As Above, So Below
Deep below the streets of Paris is a city of bones. Most of the catacombs are well mapped out tourist spots, but a secret section of the tunnels obsesses alchemist professor Dr. Scarlett Marlowe (Perdita Weeks: The Invisible Woman). She believes these tombs house Nicolas Flamel’s famed philosopher’s stone, which holds the key to knowledge and immortality.
Scarlett’s father spent his career searching for the stone before committing suicide when his theories were mocked. She has dedicated her life to proving his beliefs. To take her into the catacombs, she recruits language expert George (Ben Feldman: Mad Men), documentary filmmaker Benji (Edwin Hodge: The Purge: Anarchy) and three French spelunkers.

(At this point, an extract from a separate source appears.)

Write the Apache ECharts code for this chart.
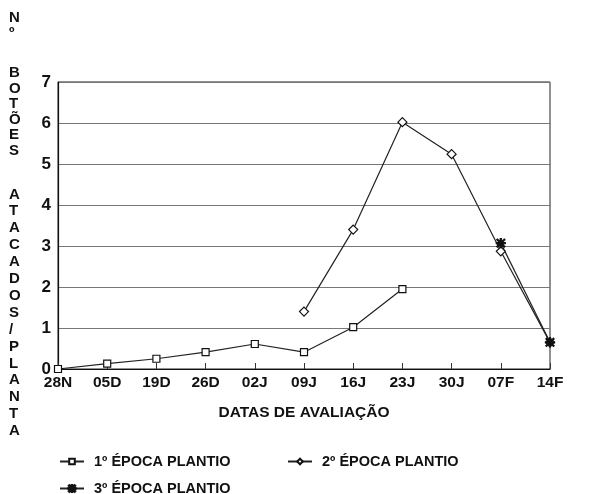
<!DOCTYPE html>
<html>
<head>
<meta charset="utf-8">
<script src="https://cdn.jsdelivr.net/npm/echarts@6/dist/echarts.min.js"></script>
<style>
  html, body { margin: 0; padding: 0; background: #fff; }
  #chart { width: 589px; height: 494px; }
</style>
</head>
<body>
<div id="chart"></div>
<script>
// datas de avaliação
var datas = ['28N', '05D', '19D', '26D', '02J', '09J', '16J', '23J', '30J', '07F', '14F'];

// nº botões atacados / planta
var epoca1 = [0, 0.13, 0.25, 0.41, 0.61, 0.41, 1.02, 1.95, null, null, null];
var epoca2 = [null, null, null, null, null, 1.40, 3.40, 6.02, 5.24, 2.87, 0.65];
var epoca3 = [null, null, null, null, null, null, null, null, null, 3.07, 0.65];

var nomes = ['1º ÉPOCA PLANTIO', '2º ÉPOCA PLANTIO', '3º ÉPOCA PLANTIO'];

var fonte = 'Liberation Sans, Arial, sans-serif';
var asterisco = 'path://M4.4 0h1.2v10h-1.2z M0 4.4h10v1.2H0z M1.2 0.4l8.4 8.4-0.8 0.8-8.4-8.4z M8.8 0.4l0.8 0.8-8.4 8.4-0.8-0.8z';

// letras do título do eixo y, uma por linha
var tituloY = [
  {txt: 'N\nº', top: 10, lh: 15},
  {txt: 'BOTÕES'.split('').join('\n'), top: 65, lh: 15.6},
  {txt: 'ATACADOS/PLANTA'.split('').join('\n'), top: 186, lh: 16.9}
];

var chart = echarts.init(document.getElementById('chart'));

var legenda = function (nome, left, top, alt) {
  return {
    data: [nome], left: left, top: top, orient: 'horizontal',
    itemWidth: 24, itemHeight: alt, itemGap: 12,
    textStyle: {fontFamily: fonte, fontWeight: 'bold', fontSize: 14.5, color: '#111', padding: [0, 0, 0, 5]}
  };
};

var serie = function (nome, dados, simbolo, tam) {
  return {
    name: nome, type: 'line', data: dados,
    symbol: simbolo, symbolSize: tam, showAllSymbol: true,
    connectNulls: false,
    lineStyle: {color: '#222', width: 1.2},
    itemStyle: {color: simbolo === asterisco ? '#111' : '#fff', borderColor: '#111', borderWidth: 1.2},
    emphasis: {disabled: true}
  };
};

chart.setOption({
  animation: false,
  backgroundColor: '#fff',
  grid: {left: 58, right: 39, top: 82, bottom: 125, show: true, borderColor: '#222', borderWidth: 1},
  legend: [
    legenda(nomes[0], 54, 449, 7),
    legenda(nomes[1], 282, 449, 7),
    legenda(nomes[2], 54, 476, 9)
  ],
  xAxis: {
    type: 'category', data: datas, boundaryGap: false,
    name: 'DATAS DE AVALIAÇÃO', nameLocation: 'middle', nameGap: 36,
    nameTextStyle: {fontFamily: fonte, fontWeight: 'bold', fontSize: 15.5, color: '#111'},
    axisLine: {lineStyle: {color: '#111', width: 1.2}},
    axisTick: {inside: true, length: 6, lineStyle: {color: '#333'}},
    axisLabel: {fontFamily: fonte, fontWeight: 'bold', fontSize: 15.5, color: '#111', margin: 6, interval: 0},
    splitLine: {show: false}
  },
  yAxis: {
    type: 'value', min: 0, max: 7, interval: 1,
    axisLine: {show: true, lineStyle: {color: '#111', width: 1.2}},
    axisTick: {show: false},
    axisLabel: {fontFamily: fonte, fontWeight: 'bold', fontSize: 17, color: '#111', margin: 7},
    splitLine: {lineStyle: {color: '#777', width: 1}}
  },
  graphic: tituloY.map(function (g) {
    return {
      type: 'text', left: 9, top: g.top, z: 10,
      style: {text: g.txt, fontFamily: fonte, fontWeight: 'bold', fontSize: 15, lineHeight: g.lh, fill: '#111', align: 'center'}
    };
  }),
  series: [
    serie(nomes[0], epoca1, 'rect', 7),
    serie(nomes[1], epoca2, 'diamond', 9),
    serie(nomes[2], epoca3, asterisco, 9)
  ]
});
</script>
</body>
</html>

In uncharted parts of the crypts, a cave-in forces the team into a cavern declared sinister by locals. As they crawl among the bones searching for a way out, Scarlett notices odd things. As team members die, she acknowledges that they may have descended into a realm of evil.
Will they realize in time the Philosopher’s Stone is really at Hogwarts? Or are all destined to add new piles of bones to the crypts?
Yet another mockumentary horror film, As Above, So Below deals with themes of hell, mysticism and guilt. Unfortunately, each is handled poorly. Director John Erick Dowdle (Devil) substitutes shaky cam action for tension. Whenever the team comes across a scare, he whips the camera back and forth so that we see blurred images. It’s an endurance challenge for viewers with weak stomachs.
Dowdle squanders even the most inherently frightening part of his movie: the setting. Claustrophobic sequences are few; if Paris were built on such a spacious sewer system, the City of Love would be at the same elevation as Denver.
The actors do what they can with weak material. As the fanatical leader, Weeks’ Scarlett is eerily calm in the face of disaster. She manipulates, cajoles and forces her group to bend to her will. Weeks also convincingly sells Scarlett’s haunted past and her determination to clear her father’s name.
As a mildly claustrophobic nerd who has a crush on Scarlett, naturally charismatic Feldman has little to do.
With no scares, poor cinematography and a weak script, the only thing frightening about this movie is paying to see it.